+++ SUPPLIED INFORMATION +++
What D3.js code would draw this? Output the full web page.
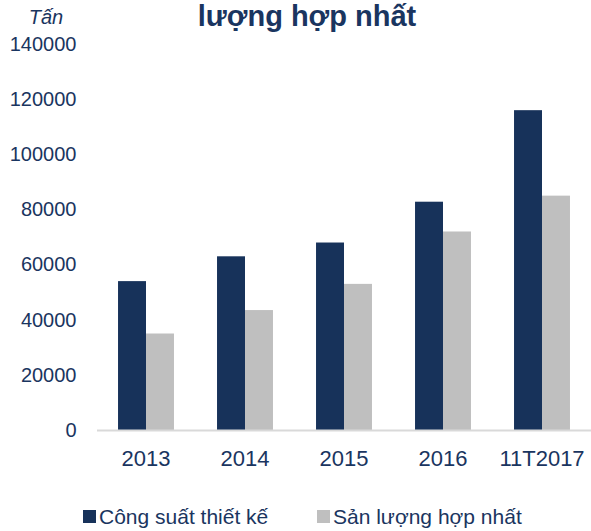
<!DOCTYPE html>
<html>
<head>
<meta charset="utf-8">
<script src="https://cdn.jsdelivr.net/npm/d3@7"></script>
<style>
  body { margin: 0; background: #fff; }
  svg text { font-family: "Liberation Sans", Arial, sans-serif; fill: #1a3560; }
</style>
</head>
<body>
<svg id="chart"></svg>
<script>
// dữ liệu biểu đồ
const categories = ["2013", "2014", "2015", "2016", "11T2017"];
const congSuat = [54000, 63000, 68000, 82800, 116000];
const sanLuong = [35000, 43500, 53000, 72000, 85000];
const yTicks = [0, 20000, 40000, 60000, 80000, 100000, 120000, 140000];
const seriesNames = ["Công suất thiết kế", "Sản lượng hợp nhất"];
const colors = ["#17325a", "#bfbfbf"];

let width = 591;
let height = 531;
let svg = d3.select("#chart").attr("width", width).attr("height", height);

let x0 = 96.5, x1 = 591.5;
let yTop = 44, yBottom = 430;

let scaleX = d3.scaleBand().domain(categories).range([x0, x1]).paddingInner(0.435).paddingOuter(0.2175);
let scaleSub = d3.scaleBand().domain([0, 1]).range([0, scaleX.bandwidth()]);
let scaleY = d3.scaleLinear().domain([0, 140000]).range([yBottom, yTop]);

// tiêu đề (bị cắt phía trên)
svg.append("text")
  .attr("x", 307).attr("y", 26)
  .attr("text-anchor", "middle")
  .style("font-size", "29px").style("font-weight", "bold")
  .text("lượng hợp nhất");

svg.append("text")
  .attr("x", 46).attr("y", 24)
  .attr("text-anchor", "middle")
  .style("font-size", "20px").style("font-style", "italic")
  .text("Tấn");

// trục OY
let axisY = d3.axisLeft(scaleY).tickValues(yTicks).tickSize(0).tickPadding(20).tickFormat(d3.format("d"));
let gy = svg.append("g").attr("transform", `translate(${x0}, 0)`).call(axisY);
gy.select(".domain").remove();
gy.selectAll("text").style("font-size", "20px").style("font-family", "Liberation Sans, Arial, sans-serif").attr("fill", "#1a3560");

// cột
let rows = categories.map((c, i) => ({ cat: c, vals: [congSuat[i], sanLuong[i]] }));
let groups = svg.selectAll(".grp").data(rows).enter().append("g")
  .attr("transform", (d) => `translate(${scaleX(d.cat)}, 0)`);
groups.selectAll("rect").data((d) => d.vals).enter().append("rect")
  .attr("x", (d, i) => scaleSub(i))
  .attr("y", (d) => scaleY(d))
  .attr("width", scaleSub.bandwidth())
  .attr("height", (d) => yBottom - scaleY(d))
  .style("fill", (d, i) => colors[i]);

// trục OX
let axisX = d3.axisBottom(scaleX).tickSize(0).tickPadding(20);
let gx = svg.append("g").attr("transform", `translate(0, ${yBottom})`).call(axisX);
gx.select(".domain").attr("stroke", "#d9d9d9").attr("stroke-width", 2);
gx.selectAll("text").style("font-size", "22px").style("font-family", "Liberation Sans, Arial, sans-serif").attr("fill", "#1a3560");

// chú giải
let legendX = [83, 317];
let legend = svg.selectAll(".leg").data(seriesNames).enter().append("g")
  .attr("transform", (d, i) => `translate(${legendX[i]}, 510)`);
legend.append("rect").attr("width", 13).attr("height", 13).style("fill", (d, i) => colors[i]);
legend.append("text").attr("x", 16).attr("y", 14).style("font-size", "21px").text((d) => d);
</script>
</body>
</html>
+++
### EXERCISE PROMPT
Pictures excluded, quote all the data above exactly.

### SOLUTION FOR THIS EXERCISE
What D3.js code would draw this? Output the full web page.
<!DOCTYPE html>
<html>
<head>
<meta charset="utf-8">
<script src="https://cdn.jsdelivr.net/npm/d3@7"></script>
<style>
  body { margin: 0; background: #fff; }
  svg text { font-family: "Liberation Sans", Arial, sans-serif; fill: #1a3560; }
</style>
</head>
<body>
<svg id="chart"></svg>
<script>
// dữ liệu biểu đồ
const categories = ["2013", "2014", "2015", "2016", "11T2017"];
const congSuat = [54000, 63000, 68000, 82800, 116000];
const sanLuong = [35000, 43500, 53000, 72000, 85000];
const yTicks = [0, 20000, 40000, 60000, 80000, 100000, 120000, 140000];
const seriesNames = ["Công suất thiết kế", "Sản lượng hợp nhất"];
const colors = ["#17325a", "#bfbfbf"];

let width = 591;
let height = 531;
let svg = d3.select("#chart").attr("width", width).attr("height", height);

let x0 = 96.5, x1 = 591.5;
let yTop = 44, yBottom = 430;

let scaleX = d3.scaleBand().domain(categories).range([x0, x1]).paddingInner(0.435).paddingOuter(0.2175);
let scaleSub = d3.scaleBand().domain([0, 1]).range([0, scaleX.bandwidth()]);
let scaleY = d3.scaleLinear().domain([0, 140000]).range([yBottom, yTop]);

// tiêu đề (bị cắt phía trên)
svg.append("text")
  .attr("x", 307).attr("y", 26)
  .attr("text-anchor", "middle")
  .style("font-size", "29px").style("font-weight", "bold")
  .text("lượng hợp nhất");

svg.append("text")
  .attr("x", 46).attr("y", 24)
  .attr("text-anchor", "middle")
  .style("font-size", "20px").style("font-style", "italic")
  .text("Tấn");

// trục OY
let axisY = d3.axisLeft(scaleY).tickValues(yTicks).tickSize(0).tickPadding(20).tickFormat(d3.format("d"));
let gy = svg.append("g").attr("transform", `translate(${x0}, 0)`).call(axisY);
gy.select(".domain").remove();
gy.selectAll("text").style("font-size", "20px").style("font-family", "Liberation Sans, Arial, sans-serif").attr("fill", "#1a3560");

// cột
let rows = categories.map((c, i) => ({ cat: c, vals: [congSuat[i], sanLuong[i]] }));
let groups = svg.selectAll(".grp").data(rows).enter().append("g")
  .attr("transform", (d) => `translate(${scaleX(d.cat)}, 0)`);
groups.selectAll("rect").data((d) => d.vals).enter().append("rect")
  .attr("x", (d, i) => scaleSub(i))
  .attr("y", (d) => scaleY(d))
  .attr("width", scaleSub.bandwidth())
  .attr("height", (d) => yBottom - scaleY(d))
  .style("fill", (d, i) => colors[i]);

// trục OX
let axisX = d3.axisBottom(scaleX).tickSize(0).tickPadding(20);
let gx = svg.append("g").attr("transform", `translate(0, ${yBottom})`).call(axisX);
gx.select(".domain").attr("stroke", "#d9d9d9").attr("stroke-width", 2);
gx.selectAll("text").style("font-size", "22px").style("font-family", "Liberation Sans, Arial, sans-serif").attr("fill", "#1a3560");

// chú giải
let legendX = [83, 317];
let legend = svg.selectAll(".leg").data(seriesNames).enter().append("g")
  .attr("transform", (d, i) => `translate(${legendX[i]}, 510)`);
legend.append("rect").attr("width", 13).attr("height", 13).style("fill", (d, i) => colors[i]);
legend.append("text").attr("x", 16).attr("y", 14).style("font-size", "21px").text((d) => d);
</script>
</body>
</html>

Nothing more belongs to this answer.